• PROBLEM STATEMENT:
Each entry below should be echoed exactly, with pictures omitted.

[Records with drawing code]
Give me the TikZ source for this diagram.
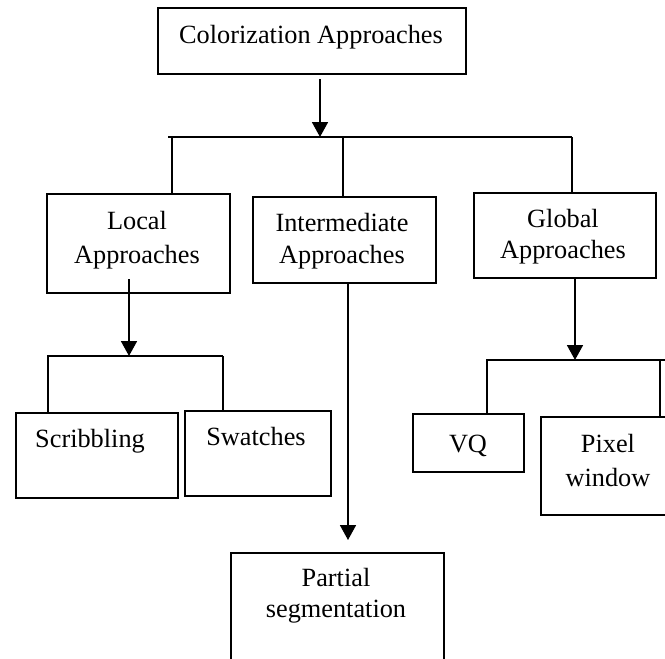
\documentclass[tikz,border=0pt]{standalone}
\usepackage{fontspec}
\setmainfont{Liberation Serif}
\usetikzlibrary{arrows.meta}
\begin{document}
\begin{tikzpicture}[x=1pt,y=-1pt,
  box/.style={draw,line width=1.8pt,rectangle,inner sep=0pt,anchor=north west},
  lbl/.style={font=\fontsize{26.3}{#1}\selectfont,align=center,anchor=base,inner sep=0pt},
  lbl/.default=32,
  conn/.style={line width=1.6pt},
  arr/.style={line width=1.8pt,-{Triangle[length=15pt,width=16pt]}}]
\useasboundingbox (0,0) rectangle (665,659);
\clip (0,0) rectangle (665,659);
% boxes
\node[box,minimum width=308pt,minimum height=66pt] (top) at (157,7) {};
\node[box,minimum width=183pt,minimum height=99pt] (local) at (46,193) {};
\node[box,minimum width=183pt,minimum height=86pt] (inter) at (252,196) {};
\node[box,minimum width=182pt,minimum height=85pt] (global) at (473,192) {};
\node[box,minimum width=162pt,minimum height=85pt] (scrib) at (15,412) {};
\node[box,minimum width=146pt,minimum height=85pt] (swatch) at (184,410) {};
\node[box,minimum width=111pt,minimum height=58pt] (vq) at (412,413) {};
\node[box,minimum width=136pt,minimum height=98pt] (pixel) at (540,416) {};
\node[box,minimum width=213pt,minimum height=130pt] (partial) at (230,552) {};
% texts (anchor = baseline of last line)
\node[lbl] (topT) at (311,43) {Colorization Approaches};
\node[lbl=34] (localT) at (137,263) {Local\\Approaches};
\node[lbl=32] (interT) at (342,263) {Intermediate\\Approaches};
\node[lbl=31] (globalT) at (563,258) {Global\\Approaches};
\node[lbl] (scribT) at (90,447) {Scribbling};
\node[lbl] (swatchT) at (256,445) {Swatches};
\node[lbl] (vqT) at (468,452) {VQ};
\node[lbl=34] (pixelT) at (608,486) {Pixel\\window};
\node[lbl=31] (partialT) at (336,617) {Partial\\segmentation};
% main bar
\coordinate (b1) at (168,137);
\coordinate (b2) at (572,137);
\coordinate (ta) at (320,79);
\draw[arr] (ta) -- (ta |- b1);
\draw[conn] (b1) -- (b2);
\draw[conn] (172,137) -- (local.north -| 172,0);
\draw[conn] (343,137) -- (inter.north -| 343,0);
\draw[conn] (b2) -- (global.north -| b2);
% local sub-tree
\coordinate (la) at (129,279);
\coordinate (s1) at (47,356);
\coordinate (s2) at (223,356);
\draw[arr] (la) -- (la |- s1);
\draw[conn] (s1) -- (s2);
\draw[conn] (48,356) -- (scrib.north -| 48,0);
\draw[conn] (s2) -- (swatch.north -| s2);
% intermediate
\coordinate (ia) at (348,283);
\draw[arr] (ia) -- (348,540);
% global sub-tree
\coordinate (ga) at (575,279);
\coordinate (g1) at (486,360);
\coordinate (g2) at (665,360);
\draw[arr] (ga) -- (ga |- g1);
\draw[conn] (g1) -- (g2);
\draw[conn] (487,360) -- (vq.north -| 487,0);
\draw[conn] (660,360) -- (pixel.north -| 660,0);
\end{tikzpicture}
\end{document}
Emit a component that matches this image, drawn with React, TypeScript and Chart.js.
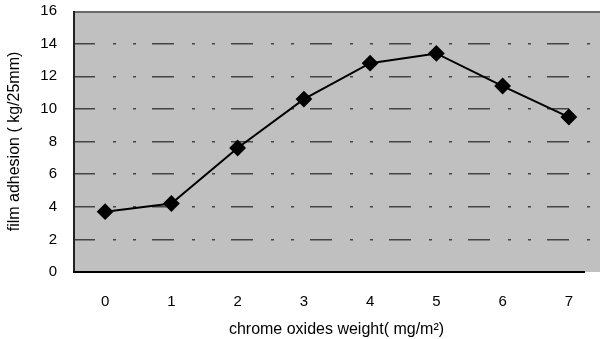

• EXPECTED ANSWER:
Give me the TikZ source for this diagram.
\documentclass[tikz,border=0pt]{standalone}
\usepackage{fontspec}
\setmainfont{Liberation Serif}
\usetikzlibrary{arrows.meta}
\begin{document}
\begin{tikzpicture}[x=1pt,y=-1pt,
  box/.style={draw,line width=1.8pt,rectangle,inner sep=0pt,anchor=north west},
  lbl/.style={font=\fontsize{26.3}{#1}\selectfont,align=center,anchor=base,inner sep=0pt},
  lbl/.default=32,
  conn/.style={line width=1.6pt},
  arr/.style={line width=1.8pt,-{Triangle[length=15pt,width=16pt]}}]
\useasboundingbox (0,0) rectangle (665,659);
\clip (0,0) rectangle (665,659);
% boxes
\node[box,minimum width=308pt,minimum height=66pt] (top) at (157,7) {};
\node[box,minimum width=183pt,minimum height=99pt] (local) at (46,193) {};
\node[box,minimum width=183pt,minimum height=86pt] (inter) at (252,196) {};
\node[box,minimum width=182pt,minimum height=85pt] (global) at (473,192) {};
\node[box,minimum width=162pt,minimum height=85pt] (scrib) at (15,412) {};
\node[box,minimum width=146pt,minimum height=85pt] (swatch) at (184,410) {};
\node[box,minimum width=111pt,minimum height=58pt] (vq) at (412,413) {};
\node[box,minimum width=136pt,minimum height=98pt] (pixel) at (540,416) {};
\node[box,minimum width=213pt,minimum height=130pt] (partial) at (230,552) {};
% texts (anchor = baseline of last line)
\node[lbl] (topT) at (311,43) {Colorization Approaches};
\node[lbl=34] (localT) at (137,263) {Local\\Approaches};
\node[lbl=32] (interT) at (342,263) {Intermediate\\Approaches};
\node[lbl=31] (globalT) at (563,258) {Global\\Approaches};
\node[lbl] (scribT) at (90,447) {Scribbling};
\node[lbl] (swatchT) at (256,445) {Swatches};
\node[lbl] (vqT) at (468,452) {VQ};
\node[lbl=34] (pixelT) at (608,486) {Pixel\\window};
\node[lbl=31] (partialT) at (336,617) {Partial\\segmentation};
% main bar
\coordinate (b1) at (168,137);
\coordinate (b2) at (572,137);
\coordinate (ta) at (320,79);
\draw[arr] (ta) -- (ta |- b1);
\draw[conn] (b1) -- (b2);
\draw[conn] (172,137) -- (local.north -| 172,0);
\draw[conn] (343,137) -- (inter.north -| 343,0);
\draw[conn] (b2) -- (global.north -| b2);
% local sub-tree
\coordinate (la) at (129,279);
\coordinate (s1) at (47,356);
\coordinate (s2) at (223,356);
\draw[arr] (la) -- (la |- s1);
\draw[conn] (s1) -- (s2);
\draw[conn] (48,356) -- (scrib.north -| 48,0);
\draw[conn] (s2) -- (swatch.north -| s2);
% intermediate
\coordinate (ia) at (348,283);
\draw[arr] (ia) -- (348,540);
% global sub-tree
\coordinate (ga) at (575,279);
\coordinate (g1) at (486,360);
\coordinate (g2) at (665,360);
\draw[arr] (ga) -- (ga |- g1);
\draw[conn] (g1) -- (g2);
\draw[conn] (487,360) -- (vq.north -| 487,0);
\draw[conn] (660,360) -- (pixel.north -| 660,0);
\end{tikzpicture}
\end{document}
Emit a component that matches this image, drawn with React, TypeScript and Chart.js.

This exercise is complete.